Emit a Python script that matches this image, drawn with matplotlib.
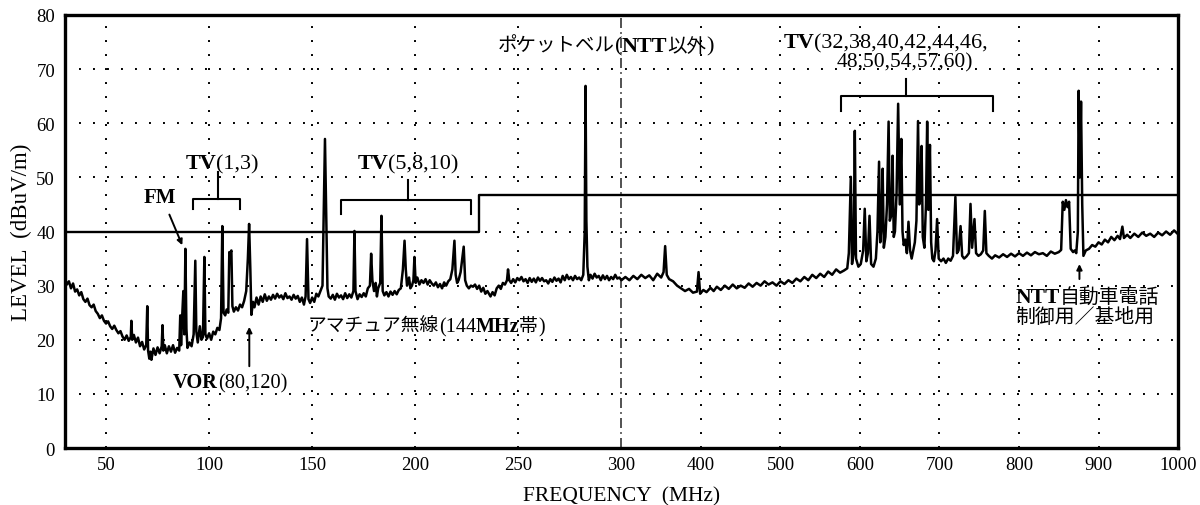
import numpy as np
import matplotlib
matplotlib.use('Agg')
import matplotlib.pyplot as plt
from matplotlib.offsetbox import TextArea, HPacker, AnnotationBbox

# ---------------- data ----------------
freq_low = [30, 31, 32, 33, 34, 35, 36, 37, 38, 39, 40, 41, 42, 43, 44, 45, 46, 47, 48, 49,
            50, 51, 52, 53, 54, 55, 56, 57, 58, 59, 60, 61, 62, 62.3, 62.7, 63.5, 64.5, 65.5, 66.5, 67.5,
            68.5, 69.5, 70.0, 70.4, 71, 71.5, 72, 73, 74, 75, 76, 77, 77.4, 77.8, 78.5, 79.5, 80.5, 81.5, 82.5, 83.5,
            84.5, 85.5, 86.0, 86.4, 87.0, 87.5, 88.0, 88.5, 89.0, 89.5, 90.5, 91.5, 92.5, 93.3, 93.8, 94.5, 95.5, 96.3, 97.0, 97.7,
            98.2, 99, 100, 101, 102, 103, 104, 105, 105.8, 106.4, 107, 107.8, 108.5, 109.3, 109.8, 110.3, 110.8, 111.3, 112, 113,
            114, 115, 116, 117, 118, 118.8, 119.4, 120.0, 120.5, 121.3, 122, 123, 124, 125, 126, 127, 128, 129, 130, 131,
            132, 133, 134, 135, 136, 137, 138, 139, 140, 141, 142, 143, 144, 145, 146, 146.8, 147.5, 148.2, 149, 150,
            151, 152, 153, 154, 155, 155.6, 156.2, 156.8, 157.4, 158, 159, 160, 161, 162, 163, 164, 165, 166, 167, 168,
            169, 170, 170.5, 171, 172, 173, 174, 175, 176, 177, 178, 178.6, 179.2, 180, 180.8, 181.4, 182, 183, 183.6, 184.2,
            185, 186, 187, 188, 189, 190, 191, 192, 193, 194, 194.8, 195.4, 196, 197, 197.6, 198.4, 199.1, 199.6, 200.2, 201,
            202, 203, 204, 205, 206, 207, 208, 209, 210, 211, 212, 213, 214, 215, 216, 217, 218, 219, 219.6, 220.3,
            221, 222, 223.5, 224.2, 225, 226, 227, 228, 229, 230, 231, 232, 233, 234, 235, 236.5, 237.5, 238.5, 239.5, 240.5,
            241.5, 242.5, 243.5, 244.5, 245, 245.6, 246.5, 247.5, 248.5, 249.5, 250.5, 251.5, 252.5, 253.5, 254.5, 255.5, 256.5, 257.5, 258.5, 259.5,
            260.5, 261.5, 262.5, 263.5, 264.5, 265.5, 266.5, 267.5, 268.5, 269.5, 270.5, 271.5, 272.5, 273.5, 274.5, 275.5, 276.5, 277.5, 278.5, 279.5,
            280.5, 281.5, 282.2, 282.6, 283.0, 283.5, 284.2, 285, 286, 287, 288, 289, 290, 291, 292, 293, 294, 295, 296, 297,
            298, 299, 300]
level_low = [31.5, 30.2, 30.8, 29.5, 30.4, 28.9, 29.3, 28.2, 28.8, 27.5, 27.0, 27.6, 26.4, 26.0, 26.5, 25.3, 24.8, 24.0, 24.5, 23.5,
             23.0, 23.4, 22.5, 22.0, 22.6, 21.8, 21.2, 21.6, 20.6, 20.0, 20.8, 19.8, 20.5, 23.5, 20.0, 20.9, 19.5, 20.4, 18.8, 19.6,
             18.2, 19.0, 26.2, 18.0, 16.5, 17.8, 16.3, 18.4, 17.2, 18.6, 17.5, 18.8, 22.7, 18.0, 19.0, 17.5, 18.8, 17.8, 19.0, 17.6,
             18.5, 18.0, 24.5, 19.0, 24.8, 29.0, 21.0, 36.8, 22.0, 18.5, 19.5, 18.8, 21.0, 34.6, 21.5, 19.5, 22.5, 20.0, 20.5, 35.3,
             21.0, 20.2, 21.2, 20.0, 21.5, 21.0, 22.2, 21.8, 24.0, 41.0, 25.0, 24.5, 25.6, 25.0, 36.2, 36.0, 36.5, 26.2, 25.2, 26.0,
             25.4, 26.5, 26.0, 27.2, 29.0, 35.0, 41.4, 33.0, 24.6, 27.0, 26.0, 27.8, 26.5, 28.0, 27.0, 28.4, 27.2, 28.0, 27.4, 28.3,
             27.6, 28.5, 27.8, 28.2, 27.5, 28.6, 27.7, 28.0, 27.4, 28.3, 27.6, 28.1, 27.0, 27.8, 26.5, 28.0, 38.6, 27.5, 26.8, 27.8,
             27.0, 28.5, 28.0, 29.0, 30.0, 43.8, 57.1, 43.0, 29.5, 28.0, 27.6, 28.3, 27.4, 28.5, 27.8, 28.2, 27.5, 28.6, 27.7, 28.4,
             27.8, 29.0, 40.1, 29.0, 27.5, 28.4, 27.9, 28.6, 28.0, 29.5, 30.0, 35.9, 31.0, 29.0, 30.5, 28.0, 29.5, 30.5, 42.9, 29.0,
             28.2, 28.8, 28.0, 28.9, 28.3, 29.0, 28.4, 29.2, 29.5, 33.0, 38.3, 33.0, 30.0, 31.5, 29.5, 30.0, 31.0, 35.3, 30.5, 31.5,
             30.2, 31.0, 30.5, 31.2, 30.2, 31.0, 30.4, 30.0, 30.6, 29.7, 30.3, 29.5, 30.6, 30.0, 30.8, 31.2, 33.0, 38.3, 32.0, 30.5,
             31.0, 32.5, 37.2, 31.0, 30.0, 29.5, 30.0, 29.8, 30.2, 29.4, 30.0, 28.9, 29.6, 28.5, 29.0, 28.0, 28.8, 28.2, 29.5, 30.0,
             29.4, 30.5, 30.2, 31.0, 33.0, 31.0, 30.5, 31.2, 30.6, 31.4, 31.0, 31.6, 30.8, 31.2, 30.5, 31.4, 30.7, 31.3, 30.6, 31.5,
             30.9, 31.4, 30.8, 31.0, 30.4, 31.2, 30.7, 31.5, 30.9, 31.3, 30.6, 31.8, 31.0, 32.0, 31.2, 31.6, 31.0, 31.8, 31.2, 31.5,
             31.0, 32.0, 40.0, 66.9, 42.0, 33.5, 31.0, 32.0, 31.3, 32.2, 31.5, 31.8, 31.0, 31.9, 31.2, 31.8, 31.0, 31.6, 31.2, 32.0,
             31.3, 31.5, 31.0]

freq_high = [305, 310, 315, 320, 325, 330, 335, 340, 345, 350, 353, 355, 357, 360, 365, 370, 375, 380, 385, 390,
             395, 397, 399, 403, 407, 412, 416, 420, 425, 430, 435, 440, 445, 450, 455, 460, 465, 470, 475, 480,
             485, 490, 495, 500, 505, 510, 515, 520, 525, 530, 535, 540, 545, 550, 555, 560, 565, 570, 575, 580,
             584, 586, 588.5, 590, 592, 593.5, 595, 598, 601, 604, 606, 608, 610, 612, 614, 617, 620, 622, 624, 625.5,
             627, 628.5, 630, 632, 634, 636, 637.5, 639.5, 641, 642.5, 644, 646, 648, 650, 652, 653.5, 655, 657, 659, 661,
             663, 665, 667, 669, 671, 673, 674.5, 676, 677.5, 679, 681, 683, 684.5, 686, 688, 689.5, 691, 693, 695, 697,
             699, 702, 705, 708, 711, 714, 717, 720, 722, 724, 726.5, 728.5, 731, 734, 737, 739, 741, 744, 746, 749,
             752, 755, 757, 759, 762, 766, 770, 775, 780, 785, 790, 795, 800, 805, 810, 815, 820, 825, 830, 835,
             840, 845, 850, 853, 855, 857, 859, 861, 863, 865, 868, 870, 872, 874, 875, 876.5, 878, 879.5, 881, 884,
             888, 892, 896, 900, 904, 908, 912, 916, 920, 924, 927, 930, 932, 936, 940, 945, 950, 955, 960, 965,
             970, 975, 980, 985, 990, 995, 1000]
level_high = [31.6, 31.0, 31.8, 31.2, 32.0, 31.4, 31.9, 31.0, 32.2, 31.5, 32.5, 37.3, 32.0, 31.2, 30.8, 30.0, 29.5, 29.0, 29.4, 28.7,
              28.9, 32.5, 28.5, 29.2, 28.8, 29.6, 29.0, 29.8, 29.2, 30.0, 29.4, 30.2, 29.5, 30.0, 29.6, 30.4, 29.8, 30.5, 30.0, 30.8,
              30.2, 30.6, 30.0, 30.8, 30.3, 31.0, 30.5, 31.3, 30.8, 31.6, 31.0, 32.0, 31.4, 32.2, 31.6, 32.6, 32.0, 33.0, 32.4, 32.8,
              33.2, 36.0, 50.1, 34.0, 36.0, 58.6, 35.0, 33.5, 34.0, 36.5, 44.2, 34.5, 36.0, 42.9, 34.0, 33.5, 35.0, 40.0, 52.9, 38.0,
              41.0, 51.6, 37.0, 39.0, 45.0, 60.3, 42.0, 43.0, 54.0, 39.0, 40.0, 47.0, 63.6, 45.0, 57.1, 40.0, 37.5, 38.5, 36.0, 41.8,
              36.5, 35.0, 36.5, 38.0, 42.0, 60.4, 45.0, 46.0, 55.8, 39.0, 37.0, 45.0, 60.3, 44.0, 56.0, 38.0, 35.0, 34.5, 36.5, 42.3,
              35.0, 34.5, 35.0, 34.2, 35.0, 34.6, 35.5, 46.4, 36.0, 36.5, 41.0, 35.5, 35.0, 35.4, 36.0, 45.1, 37.0, 42.3, 36.0, 35.5,
              35.8, 36.5, 43.8, 36.0, 35.5, 35.0, 35.6, 35.2, 35.8, 35.3, 35.9, 35.4, 36.0, 35.5, 36.1, 35.6, 36.2, 35.8, 36.0, 35.5,
              36.3, 35.9, 36.2, 36.6, 45.5, 44.0, 45.8, 44.5, 45.5, 36.8, 36.2, 36.5, 36.0, 40.0, 66.0, 50.0, 64.0, 45.0, 35.5, 36.5,
              36.8, 37.5, 37.2, 38.0, 37.6, 38.5, 38.0, 39.0, 38.4, 39.2, 38.6, 40.9, 38.8, 39.4, 38.8, 39.6, 39.0, 39.8, 39.2, 39.6,
              39.0, 39.8, 39.3, 40.0, 39.4, 40.2, 39.5]

limit_freq = [30, 231, 231, 1000]
limit_level = [40, 40, 46.8, 46.8]

x_ticks = [50, 100, 150, 200, 250, 300, 400, 500, 600, 700, 800, 900, 1000]
y_ticks = [0, 10, 20, 30, 40, 50, 60, 70, 80]

# ---------------- scale: 30-300 linear on left half, 300-1000 on right half ----------------
def fwd(f):
    f = np.asarray(f, dtype=float)
    return np.where(f <= 300, (f - 30) / 270.0, 1 + (f - 300) / 700.0)

def inv(u):
    u = np.asarray(u, dtype=float)
    return np.where(u <= 1, 30 + u * 270.0, 300 + (u - 1) * 700.0)

FAM = ['Liberation Serif', 'Noto Sans CJK JP', 'DejaVu Sans']
plt.rcParams['font.family'] = FAM

fig = plt.figure(figsize=(12, 5.06), dpi=100)
ax = fig.add_axes([0.054, 0.1126, 0.9277, 0.8558])
ax.set_xscale('function', functions=(fwd, inv))
ax.set_xlim(30, 1000)
ax.set_ylim(0, 80)

freq = freq_low + freq_high
level = level_low + level_high
ax.plot(freq, level, color='black', lw=1.8, zorder=3)
ax.plot(limit_freq, limit_level, color='black', lw=1.7, zorder=3)

ax.set_xticks(x_ticks)
ax.set_xticklabels([str(t) for t in x_ticks])
ax.set_yticks(y_ticks)
ax.tick_params(length=0, labelsize=13.5, pad=6)
ax.tick_params(axis='y', pad=7)

for t in [50, 100, 150, 200, 250, 400, 500, 600, 700, 800, 900]:
    ax.axvline(t, color='black', lw=1.4, ls=(0, (1, 6.2)), zorder=1)
for t in [10, 20, 30, 40, 50, 60, 70]:
    ax.axhline(t, color='black', lw=1.4, ls=(0, (1, 6.2)), zorder=1)
ax.axvline(300, color='#333333', lw=1.2, ls=(0, (6, 2.5, 1, 2.5)), zorder=1)

for s in ax.spines.values():
    s.set_linewidth(2.4)

ax.set_ylabel('LEVEL  (dBuV/m)', fontsize=16.5, labelpad=3)
ax.set_xlabel('FREQUENCY  (MHz)', fontsize=15.5, labelpad=9)

LAT = 16
JP = 14

def runs(x, y, parts):
    kids = [TextArea(s, textprops=dict(fontsize=z, fontweight=w, family=FAM)) for s, w, z in parts]
    box = HPacker(children=kids, align='baseline', pad=0, sep=0)
    ab = AnnotationBbox(box, (x, y), xycoords='data', box_alignment=(0, 0.5),
                        frameon=False, pad=0, zorder=5, annotation_clip=False)
    ax.add_artist(ab)
    return ab

def bracket(f0, f1, fc, ylev, yend, ytop):
    ax.plot([f0, f0, f1, f1], [yend, ylev, ylev, yend], color='black', lw=1.5, zorder=4)
    ax.plot([fc, fc], [ylev, ytop], color='black', lw=1.5, zorder=4)

# FM
ax.text(76.2, 46.4, 'FM', fontsize=15, fontweight='bold', ha='center', va='center')
ax.annotate('', xy=(87.5, 37.0), xytext=(80.2, 43.6),
            arrowprops=dict(arrowstyle='-|>', lw=1.4, color='black', mutation_scale=8))

# TV(1,3)
runs(88.5, 52.6, [('TV', 'bold', LAT), ('(1,3)', 'normal', LAT)])
bracket(92.3, 115.2, 104.5, 46.0, 44.2, 51.0)

# TV(5,8,10)
runs(172.0, 52.6, [('TV', 'bold', LAT), ('(5,8,10)', 'normal', LAT)])
bracket(164.2, 227.2, 196.6, 45.8, 43.2, 49.6)

# Pocket bell
runs(239.9, 74.3, [('ポケットベル', 'normal', JP), ('(', 'normal', LAT), ('NTT', 'bold', LAT),
                   ('以外', 'normal', JP), (')', 'normal', LAT)])

# TV UHF
runs(503.8, 75.0, [('TV', 'bold', LAT), ('(32,38,40,42,44,46,', 'normal', LAT)])
runs(570.4, 71.3, [('48,50,54,57,60)', 'normal', 15.5)])
bracket(576.7, 767.9, 658.5, 65.0, 62.3, 68.2)

# amateur
runs(147.7, 22.5, [('アマチュア無線', 'normal', 13.5), ('(144', 'normal', 14.5), ('MHz', 'bold', 14.5),
                   ('帯', 'normal', 13.5), (')', 'normal', 14.5)])

# VOR
runs(82.6, 12.2, [('VOR', 'bold', 14.7), ('(80,120)', 'normal', 14.7)])
ax.annotate('', xy=(119.5, 22.9), xytext=(119.5, 14.6),
            arrowprops=dict(arrowstyle='-|>', lw=1.4, color='black', mutation_scale=8))

# NTT car phone
runs(795.6, 27.9, [('NTT', 'bold', 15.5), ('自動車電話', 'normal', 14.3)])
runs(795.6, 24.2, [('制御用／基地用', 'normal', 14.3)])
ax.annotate('', xy=(876, 34.5), xytext=(876, 30.7),
            arrowprops=dict(arrowstyle='-|>', lw=1.4, color='black', mutation_scale=8))

fig.savefig('out.png', dpi=100)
++++++++++
▶ **What is expected**
Starting at the top of the listing above, reproduce each line up to and including the one with "from matplotlib.offsetbox import"; omit the pictures.

▶ **Reply**
Emit a Python script that matches this image, drawn with matplotlib.
import numpy as np
import matplotlib
matplotlib.use('Agg')
import matplotlib.pyplot as plt
from matplotlib.offsetbox import TextArea, HPacker, AnnotationBbox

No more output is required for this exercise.